Paul Byrne, associate professor of planetary science at North Carolina State University, who is not involved in the study, is skeptical of the recent findings since there have been lots of observational data supporting the presence of lakes on Mars.

“There seems to be a great amount of evidence for water having been ponded in Gale Crater for substantially long time scales,” Byrne tells Inverse. “So a hypothesis that wind-blown sediments constitute the sediments in the crater needs to account for the mineralogies and morphologies of the rock units there.”

WHY IT MATTERS — Reconstructing the history of water on Mars not only helps scientists understand whether or not the Red Planet could have hosted life during its early history, but it also provides them with precious insight into the development of life on a planet.

“Since we don't know how long it takes for life to evolve,” Harrison says. “Did those cycles last long enough for life to evolve and take hold? Did life evolve early and then it died because it couldn't survive through these cycles?”

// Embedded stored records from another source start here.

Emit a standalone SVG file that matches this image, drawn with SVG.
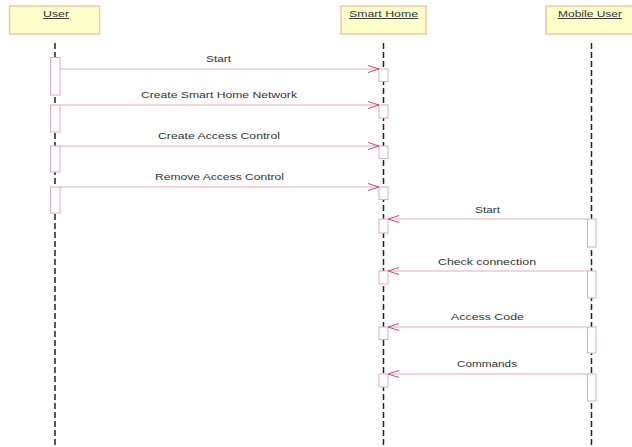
<svg xmlns="http://www.w3.org/2000/svg" width="632" height="447" viewBox="0 0 632 447">
  <style>
    .obj { fill: #FFFFCC; stroke: #F2C6A2; stroke-width: 1.5; }
    .objt { font-family: "Liberation Sans", Arial, sans-serif; font-size: 9.5px; fill: #333333; text-anchor: middle; text-decoration: underline; }
    .life { stroke: #222222; stroke-width: 1.5; stroke-dasharray: 6 3; fill: none; }
    .act { fill: #FFFFFF; stroke: #E8A8BE; stroke-width: 1; }
    .msg { stroke: #E8A8BE; stroke-width: 1; fill: none; }
    .head { stroke: #C4507C; stroke-width: 1; fill: none; }
    .lbl { font-family: "Liberation Sans", Arial, sans-serif; font-size: 9.5px; fill: #333333; text-anchor: middle; }
  </style>
  <rect width="632" height="447" fill="#FFFFFF"/>

  <g id="lifelines">
    <line class="life" x1="55" y1="43" x2="55" y2="447"/>
    <line class="life" x1="383.5" y1="43" x2="383.5" y2="447"/>
    <line class="life" x1="591.5" y1="43" x2="591.5" y2="447"/>
  </g>

  <g id="user">
    <rect class="obj" x="9.5" y="6" width="90" height="28"/>
    <text class="objt" x="56" y="17" textLength="26" lengthAdjust="spacingAndGlyphs">User</text>
    <rect class="act" x="50.5" y="57.5" width="9.5" height="37.5"/>
    <rect class="act" x="50.5" y="105" width="9.5" height="27"/>
    <rect class="act" x="50.5" y="146" width="9.5" height="26"/>
    <rect class="act" x="50.5" y="187" width="9.5" height="26"/>
  </g>

  <g id="smart-home">
    <rect class="obj" x="341" y="6" width="85" height="28"/>
    <text class="objt" x="383.5" y="17" textLength="69" lengthAdjust="spacingAndGlyphs">Smart Home</text>
    <rect class="act" x="379" y="69" width="9" height="12.5"/>
    <rect class="act" x="379" y="105" width="9" height="13"/>
    <rect class="act" x="379" y="146" width="9" height="12.5"/>
    <rect class="act" x="379" y="187" width="9" height="12.5"/>
    <rect class="act" x="379" y="219" width="9" height="14"/>
    <rect class="act" x="379" y="271" width="9" height="13"/>
    <rect class="act" x="379" y="327" width="9" height="12.5"/>
    <rect class="act" x="379" y="374" width="9" height="13"/>
  </g>

  <g id="mobile-user">
    <rect class="obj" x="546" y="6" width="90" height="28"/>
    <text class="objt" x="590" y="17" textLength="64" lengthAdjust="spacingAndGlyphs">Mobile User</text>
    <rect class="act" x="587.5" y="219" width="8.5" height="28"/>
    <rect class="act" x="587.5" y="271" width="8.5" height="27"/>
    <rect class="act" x="587.5" y="327" width="8.5" height="26"/>
    <rect class="act" x="587.5" y="374" width="8.5" height="27"/>
  </g>

  <g id="connectors">
    <line class="msg" x1="60" y1="69" x2="379" y2="69"/>
    <path class="head" d="M368,65.5 L379,69 L368,72.5"/>
    <text class="lbl" x="218.5" y="62" textLength="25" lengthAdjust="spacingAndGlyphs">Start</text>

    <line class="msg" x1="60" y1="105" x2="379" y2="105"/>
    <path class="head" d="M368,101.5 L379,105 L368,108.5"/>
    <text class="lbl" x="219" y="98" textLength="156" lengthAdjust="spacingAndGlyphs">Create Smart Home Network</text>

    <line class="msg" x1="60" y1="146" x2="379" y2="146"/>
    <path class="head" d="M368,142.5 L379,146 L368,149.5"/>
    <text class="lbl" x="219" y="138.5" textLength="122" lengthAdjust="spacingAndGlyphs">Create Access Control</text>

    <line class="msg" x1="60" y1="187" x2="379" y2="187"/>
    <path class="head" d="M368,183.5 L379,187 L368,190.5"/>
    <text class="lbl" x="219.5" y="179.5" textLength="129" lengthAdjust="spacingAndGlyphs">Remove Access Control</text>

    <line class="msg" x1="587.5" y1="219" x2="388" y2="219"/>
    <path class="head" d="M399,215.5 L388,219 L399,222.5"/>
    <text class="lbl" x="487.5" y="212.5" textLength="25" lengthAdjust="spacingAndGlyphs">Start</text>

    <line class="msg" x1="587.5" y1="271" x2="388" y2="271"/>
    <path class="head" d="M399,267.5 L388,271 L399,274.5"/>
    <text class="lbl" x="487" y="264.5" textLength="98" lengthAdjust="spacingAndGlyphs">Check connection</text>

    <line class="msg" x1="587.5" y1="327" x2="388" y2="327"/>
    <path class="head" d="M399,323.5 L388,327 L399,330.5"/>
    <text class="lbl" x="487.5" y="319.5" textLength="73" lengthAdjust="spacingAndGlyphs">Access Code</text>

    <line class="msg" x1="587.5" y1="374" x2="388" y2="374"/>
    <path class="head" d="M399,370.5 L388,374 L399,377.5"/>
    <text class="lbl" x="487" y="366.5" textLength="60" lengthAdjust="spacingAndGlyphs">Commands</text>
  </g>
</svg>
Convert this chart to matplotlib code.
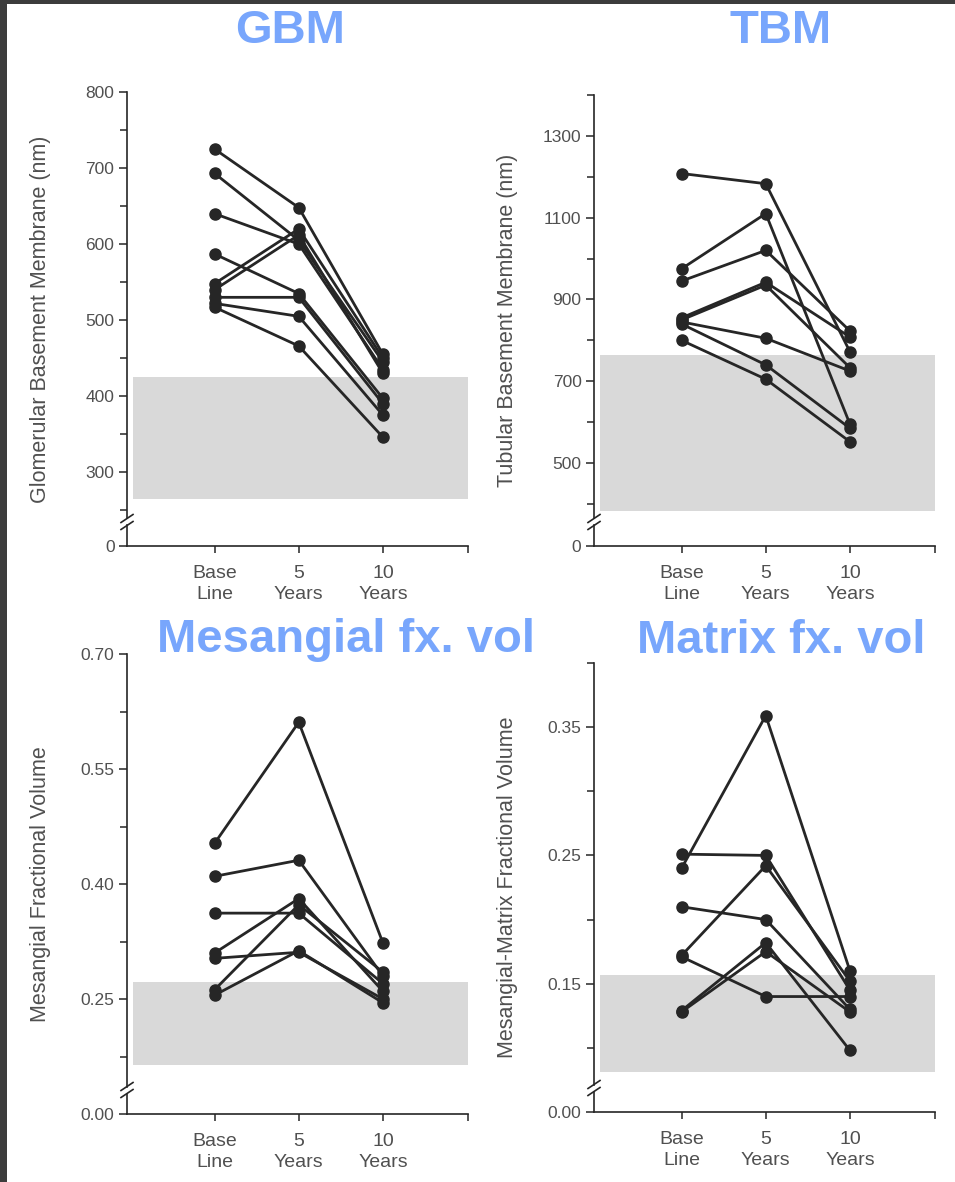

WHAT’S NEXT — On February 18, NASA’s Perseverance rover landed on Mars to begin its mission of searching for clues of ancient life, improving on the instruments on-board the Curiosity rover.

Perseverance will explore Jezero Crater, a dried-up, ancient lake that may have once housed microbial life billions of years ago.

The two sites are similar in that they may be dried up lakes with sediments that may have formed after water interacted with the Martian surface. But Perseverance will not only explore Jezero, it will also collect samples and stow them away for a future return mission to Earth where they will be analyzed in a lab.

“The nice thing is that for the first time we'll have samples from Mars that are in context,” Harrison says. “We can put together that bigger picture and it'll be a lot easier to paint this bigger picture of what happened.”

Abstract: After over 8 years of successful surface operations on Mars, the Curiosity rover has revealed much about the environment in Gale crater. Despite early observations of a lacustrine environment, few of the subsequent deposits exhibit demonstrable lacustrine character. We suggest instead that most of the stratigraphic section explored to date can be best explained as eolian and/or volcaniclastic sediments subaerially chemically weathered by acidic precipitation in a reduced atmosphere. Most of the deposits in Gale crater seemingly did not form in an ancient lake, but the results nonetheless shed considerable light on ancient climate, environmental change, and the astrobiology of Mars. Discoveries by Curiosity provide a critical piece to Mars’ global alteration puzzle.